Il primo motivo e’ infondato in quanto il generico riferimento alla Agenzia delle Entrate e’ sufficiente e non configura alcuna violazione processuale dal momento che, come avvenuto nel caso di specie, il contro ricorrente ha potuto svolgere pienamente e senza alcuna difficolta’ quanto dedotto nel controricorso.
Viceversa fondato e’ il secondo motivo dedotto nel controricorso.

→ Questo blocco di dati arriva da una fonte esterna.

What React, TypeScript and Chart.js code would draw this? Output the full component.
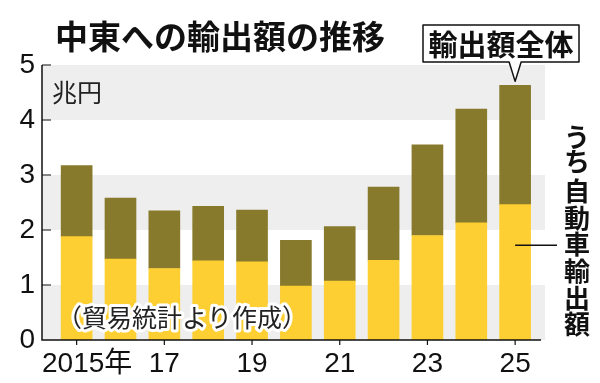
import React, { useEffect, useRef } from "react";
import { Chart, registerables } from "chart.js";

Chart.register(...registerables);

const years = [2015, 2016, 2017, 2018, 2019, 2020, 2021, 2022, 2023, 2024, 2025];
const totalExports = [3.17, 2.58, 2.35, 2.43, 2.36, 1.81, 2.06, 2.78, 3.55, 4.2, 4.63];
const autoExports = [1.88, 1.47, 1.3, 1.44, 1.42, 0.98, 1.07, 1.45, 1.9, 2.13, 2.46];
const xTickYears = [2015, 2017, 2019, 2021, 2023, 2025];
const yTicks = [0, 1, 2, 3, 4, 5];
const bandRanges = [[0, 1], [2, 3], [4, 5]];

const TITLE = "中東への輸出額の推移";
const UNIT = "兆円";
const SOURCE = "（貿易統計より作成）";
const CALLOUT = "輸出額全体";
const SIDE_LABEL = ["う", "ち", "自", "動", "車", "輸", "出", "額"];

const OLIVE = "#877a2c";
const YELLOW = "#fdcf33";
const BAND = "#eeeeee";
const JP = '"Noto Sans CJK JP", "Noto Sans", sans-serif';
const NUM = '"Liberation Sans", Arial, "Noto Sans CJK JP", sans-serif';

const decorPlugin = {
  id: "decor",
  beforeDatasetsDraw(chart: any) {
    const { ctx, chartArea, scales } = chart;
    const y = scales.y;
    ctx.save();
    ctx.fillStyle = BAND;
    for (const [a, b] of bandRanges) {
      const top = y.getPixelForValue(b);
      const bot = y.getPixelForValue(a);
      ctx.fillRect(chartArea.left, top, chartArea.right - chartArea.left + 4, bot - top);
    }
    ctx.fillStyle = "#222";
    ctx.font = `25px ${JP}`;
    ctx.textBaseline = "middle";
    ctx.textAlign = "left";
    ctx.fillText(UNIT, chartArea.left + 10, y.getPixelForValue(4.5));
    ctx.restore();
  },
  afterDraw(chart: any) {
    const { ctx, chartArea, scales } = chart;
    const x = scales.x;
    const y = scales.y;
    ctx.save();
    // axes
    ctx.strokeStyle = "#111";
    ctx.lineWidth = 1.5;
    ctx.beginPath();
    ctx.moveTo(chartArea.left, chartArea.top);
    ctx.lineTo(chartArea.left, chartArea.bottom);
    ctx.lineTo(chartArea.right, chartArea.bottom);
    ctx.stroke();
    ctx.lineWidth = 1.2;
    ctx.beginPath();
    for (const v of yTicks) {
      if (v === 0) continue;
      const py = y.getPixelForValue(v);
      ctx.moveTo(chartArea.left, py);
      ctx.lineTo(chartArea.left + 9, py);
    }
    for (const yr of xTickYears) {
      const px = x.getPixelForValue(yr);
      ctx.moveTo(px, chartArea.bottom);
      ctx.lineTo(px, chartArea.bottom + 5);
    }
    ctx.stroke();

    // x labels
    ctx.fillStyle = "#111";
    ctx.font = `28px ${NUM}`;
    ctx.textBaseline = "alphabetic";
    for (const yr of xTickYears) {
      const px = x.getPixelForValue(yr);
      if (yr === years[0]) {
        ctx.textAlign = "left";
        ctx.fillText(String(yr) + "年", chartArea.left, chartArea.bottom + 32);
      } else {
        ctx.textAlign = "center";
        ctx.fillText(String(yr % 100), px, chartArea.bottom + 32);
      }
    }

    // title
    ctx.font = `bold 33px ${JP}`;
    ctx.textAlign = "left";
    ctx.textBaseline = "middle";
    ctx.fillStyle = "#111";
    ctx.fillText(TITLE, 55, 36);

    // source note with halo
    ctx.font = `25px ${JP}`;
    ctx.textBaseline = "middle";
    ctx.lineJoin = "round";
    ctx.strokeStyle = "#fff";
    ctx.lineWidth = 6;
    ctx.strokeText(SOURCE, 57, 317);
    ctx.fillStyle = "#222";
    ctx.fillText(SOURCE, 57, 317);

    // callout for total
    const last = years.length - 1;
    const lx = x.getPixelForValue(years[last]);
    const ltop = y.getPixelForValue(totalExports[last]);
    const bx0 = 423, bx1 = 579, by0 = 25, by1 = 62;
    const tipY = ltop - 4;
    ctx.fillStyle = "#fff";
    ctx.strokeStyle = "#111";
    ctx.lineWidth = 1.5;
    ctx.beginPath();
    ctx.moveTo(bx0, by0);
    ctx.lineTo(bx1, by0);
    ctx.lineTo(bx1, by1);
    ctx.lineTo(lx + 6, by1);
    ctx.lineTo(lx, tipY);
    ctx.lineTo(lx - 6, by1);
    ctx.lineTo(bx0, by1);
    ctx.closePath();
    ctx.fill();
    ctx.stroke();
    ctx.fillStyle = "#111";
    ctx.font = `bold 29px ${JP}`;
    ctx.textAlign = "center";
    ctx.fillText(CALLOUT, (bx0 + bx1) / 2, (by0 + by1) / 2 + 1);

    // leader line for auto exports
    const ly = y.getPixelForValue(autoExports[last] * 0.7);
    ctx.strokeStyle = "#111";
    ctx.lineWidth = 1.5;
    ctx.beginPath();
    ctx.moveTo(lx, ly);
    ctx.lineTo(557, ly);
    ctx.stroke();

    // vertical label
    ctx.font = `bold 26px ${JP}`;
    ctx.textAlign = "center";
    ctx.textBaseline = "middle";
    const centers = [137, 161, 191, 218, 244, 271, 298, 324];
    SIDE_LABEL.forEach((ch, i) => ctx.fillText(ch, 577, centers[i]));
    ctx.restore();
  },
};

export default function App() {
  const ref = useRef<HTMLCanvasElement | null>(null);
  useEffect(() => {
    const canvas = ref.current;
    if (!canvas) return;
    const chart = new Chart(canvas, {
      type: "bar",
      data: {
        datasets: [
          {
            label: "うち自動車輸出額",
            data: years.map((yr, i) => ({ x: yr, y: autoExports[i] })),
            backgroundColor: YELLOW,
            borderWidth: 0,
            barThickness: 31,
          },
          {
            label: "その他",
            data: years.map((yr, i) => ({ x: yr, y: +(totalExports[i] - autoExports[i]).toFixed(3) })),
            backgroundColor: OLIVE,
            borderWidth: 0,
            barThickness: 31,
          },
        ],
      },
      options: {
        animation: false,
        responsive: false,
        devicePixelRatio: 1,
        layout: { padding: { top: 65, right: 59, bottom: 43, left: 0 } },
        plugins: { legend: { display: false }, tooltip: { enabled: false }, title: { display: false } },
        scales: {
          x: {
            type: "linear",
            stacked: true,
            offset: false,
            min: 2014.21,
            max: 2025.59,
            display: false,
          },
          y: {
            stacked: true,
            min: 0,
            max: 5,
            afterFit: (s: any) => {
              s.width = 42;
            },
            border: { display: false },
            grid: { display: false, drawTicks: false },
            ticks: {
              stepSize: 1,
              padding: 7,
              color: "#111",
              font: { family: NUM, size: 28 },
            },
          },
        },
      },
      plugins: [decorPlugin],
    } as any);
    return () => chart.destroy();
  }, []);
  return (
    <div style={{ position: "absolute", left: 0, top: 0, width: 600, height: 383, background: "#fff" }}>
      <canvas ref={ref} width={600} height={383} />
    </div>
  );
}
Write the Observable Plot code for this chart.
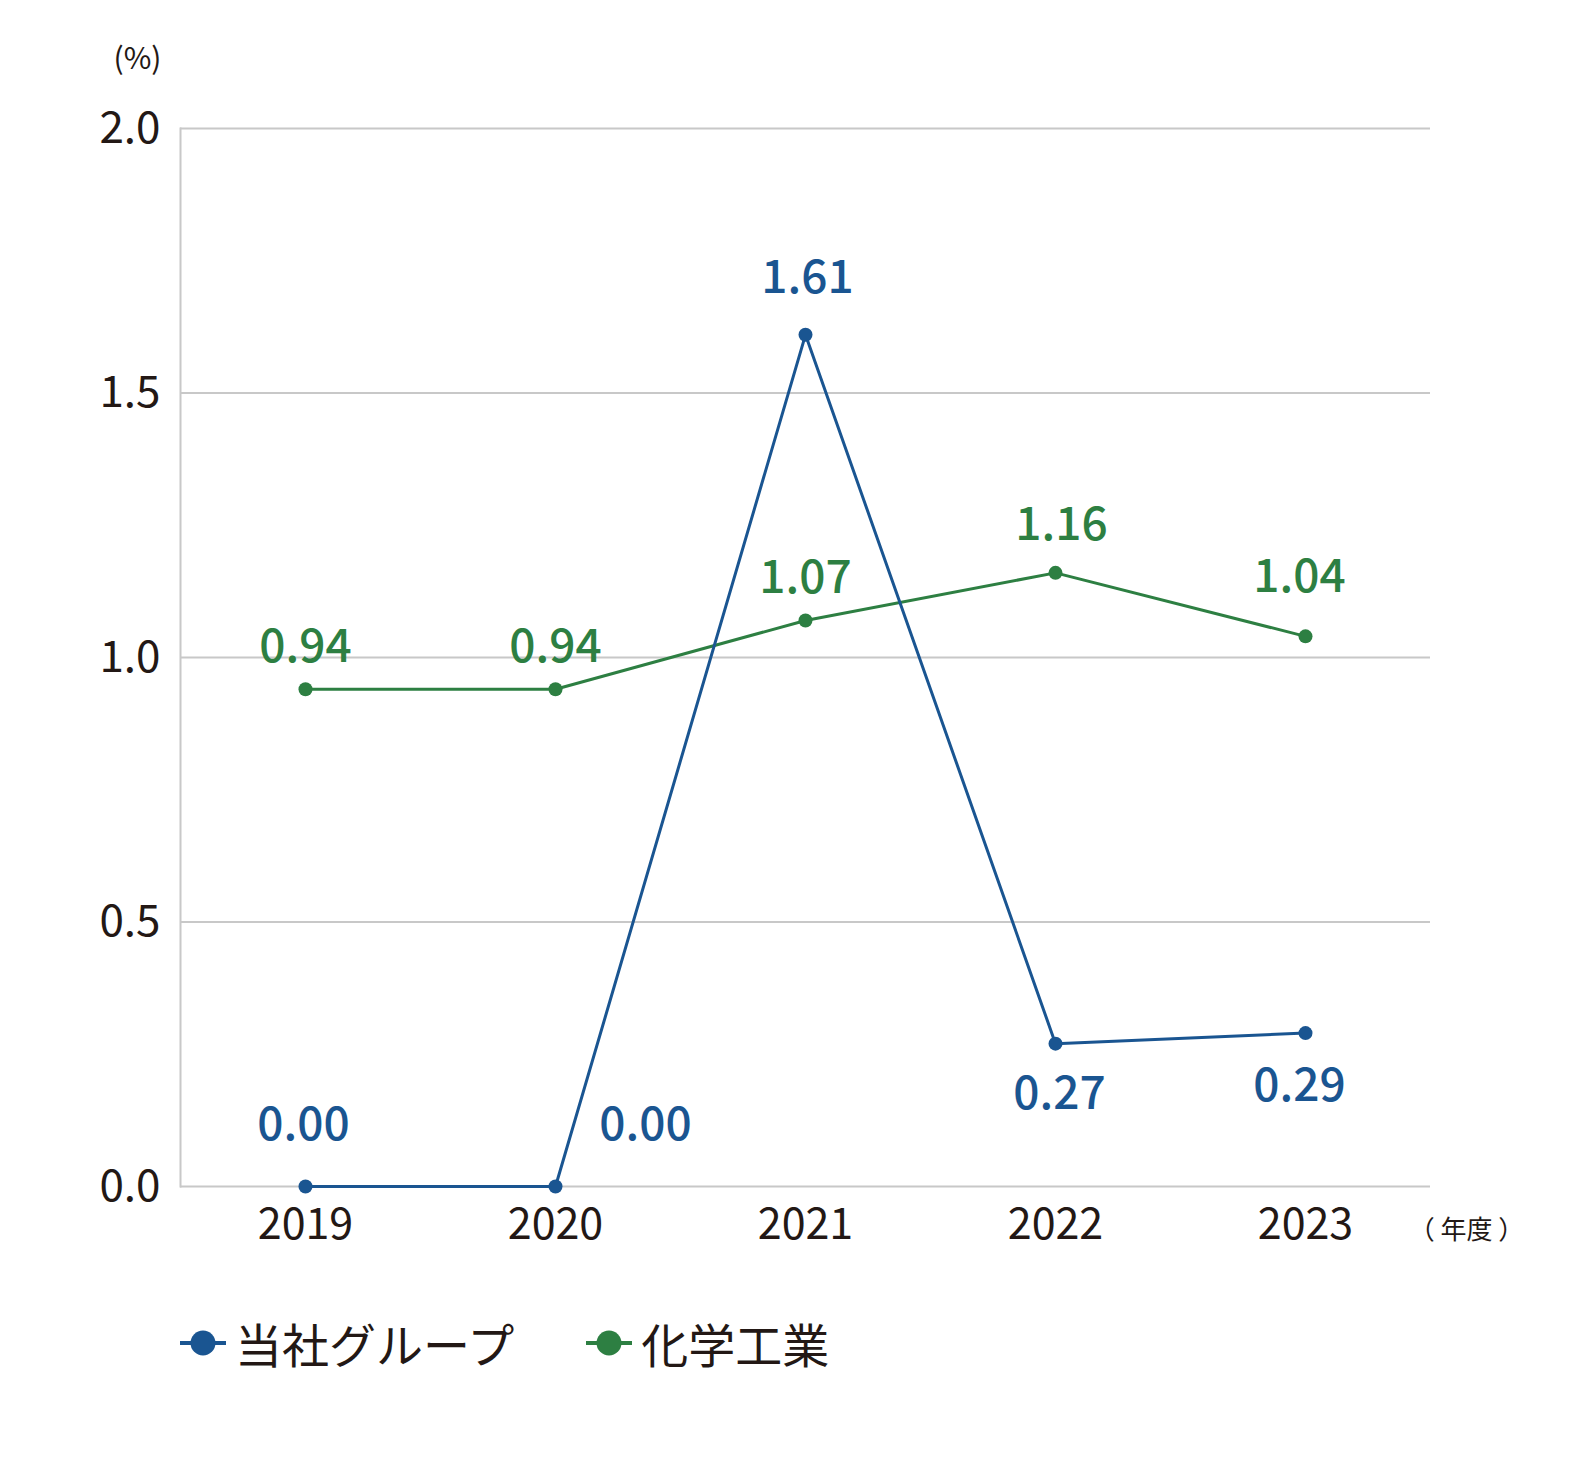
<!DOCTYPE html>
<html>
<head>
<meta charset="utf-8">
<script src="https://cdn.jsdelivr.net/npm/d3@7"></script>
<script src="https://cdn.jsdelivr.net/npm/@observablehq/plot@0.6"></script>
<style>
  html, body { margin: 0; padding: 0; background: #fff; }
  body { width: 1590px; height: 1460px; font-family: "Noto Sans CJK JP", "Noto Sans", sans-serif; color: #231815; }
  #chart svg { display: block; }
  .legend { display: flex; align-items: center; margin-left: 180px; margin-top: 25px; font-size: 47px; line-height: 56px; }
  .item { display: flex; align-items: center; margin-right: 72px; }
  .item svg { display: block; margin-right: 9px; }
</style>
</head>
<body>
<div id="chart"></div>
<div class="legend" id="legend"></div>
<script>
const years = ["2019", "2020", "2021", "2022", "2023"];
const companyValues = [0.00, 0.00, 1.61, 0.27, 0.29];
const industryValues = [0.94, 0.94, 1.07, 1.16, 1.04];
const seriesNames = ["当社グループ", "化学工業"];
const seriesColors = ["#1a5591", "#2d7f42"];
const yTicks = [0, 0.5, 1.0, 1.5, 2.0];

const company = years.map((year, i) => ({year, value: companyValues[i], series: seriesNames[0]}));
const industry = years.map((year, i) => ({year, value: industryValues[i], series: seriesNames[1]}));

const pick = (arr, ys) => arr.filter(d => ys.includes(d.year));

const fmt = d3.format(".2f");
const font = "Noto Sans CJK JP";
const labelFont = "Noto Sans CJK JP Medium, Noto Sans CJK JP";

function labels(data, color, dx, dy) {
  return Plot.text(data, {x: "year", y: "value", text: d => fmt(d.value), dx, dy, lineAnchor: "middle", fill: color, fontSize: 46, fontWeight: 500, fontFamily: labelFont});
}

const plot = Plot.plot({
  width: 1590,
  height: 1290,
  marginTop: 128,
  marginBottom: 104,
  marginLeft: 180,
  marginRight: 160,
  style: {fontFamily: font, color: "#231815", background: "#fff"},
  x: {type: "point", domain: years, padding: 0.5},
  y: {domain: [0, 2]},
  marks: [
    Plot.gridY(yTicks, {stroke: "#c8c8c8", strokeOpacity: 1, strokeWidth: 2}),
    Plot.frame({anchor: "left", stroke: "#c8c8c8", strokeWidth: 2}),
    Plot.axisY(yTicks, {tickSize: 0, tickPadding: 20, tickFormat: d3.format(".1f"), fontSize: 44, fill: "#231815", label: null}),
    Plot.axisX({tickSize: 0, tickPadding: 22, fontSize: 43, fill: "#231815", label: null}),
    Plot.text(["(%)"], {frameAnchor: "top-left", textAnchor: "middle", lineAnchor: "middle", dx: -43, dy: -69, fontSize: 30, fill: "#231815"}),
    Plot.text(["（ 年度 ）"], {frameAnchor: "bottom-right", textAnchor: "middle", lineAnchor: "middle", dx: 36, dy: 44, fontSize: 26, fill: "#231815"}),
    Plot.line(industry, {x: "year", y: "value", stroke: seriesColors[1], strokeWidth: 3}),
    Plot.line(company, {x: "year", y: "value", stroke: seriesColors[0], strokeWidth: 3}),
    Plot.dot(industry, {x: "year", y: "value", fill: seriesColors[1], r: 7}),
    Plot.dot(company, {x: "year", y: "value", fill: seriesColors[0], r: 7}),
    labels(pick(industry, ["2019", "2020", "2021"]), seriesColors[1], 0, -42),
    labels(pick(industry, ["2022"]), seriesColors[1], 6, -48),
    labels(pick(industry, ["2023"]), seriesColors[1], -6, -59),
    labels(pick(company, ["2019"]), seriesColors[0], -2, -61),
    labels(pick(company, ["2021"]), seriesColors[0], 2, -57),
    labels(pick(company, ["2020"]), seriesColors[0], 90, -61),
    labels(pick(company, ["2022"]), seriesColors[0], 4, 51),
    labels(pick(company, ["2023"]), seriesColors[0], -6, 53)
  ]
});
document.getElementById("chart").appendChild(plot);

const legend = document.getElementById("legend");
seriesNames.forEach((name, i) => {
  const item = document.createElement("div");
  item.className = "item";
  item.innerHTML = `<svg width="46" height="26"><line x1="0" y1="13" x2="46" y2="13" stroke="${seriesColors[i]}" stroke-width="4"/><circle cx="23" cy="13" r="12.5" fill="${seriesColors[i]}"/></svg><span>${name}</span>`;
  legend.appendChild(item);
});
</script>
</body>
</html>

Non vi e’ dubbio alcuno che all’epoca della notifica del ricorso – 14 giugno 2006 – era in vigore la riforma del processo civile che imponeva nel caso di proposizione del ricorso in Cassazione la formulazione di specifici quesiti a pena di inammissibilita’ dello stesso.
Tali quesiti nel caso di specie non sono stati formulati e cio’ inevitabilmente comporta la declaratoria di inammissibilita’ dello stesso (Cass. S.U. 9.3.2009 n. 5624; Cass. S.U. 10.09.2009 n. 19444).
Sussistono giusti motivi per compensare le spese del presente giudizio.
P.Q.M.
LA CORTE Dichiara inammissibile il ricorso e compensa le spese del presente giudizio.
Cosi’ deciso in Roma, nella Camera di consiglio, il 23 giugno 2009.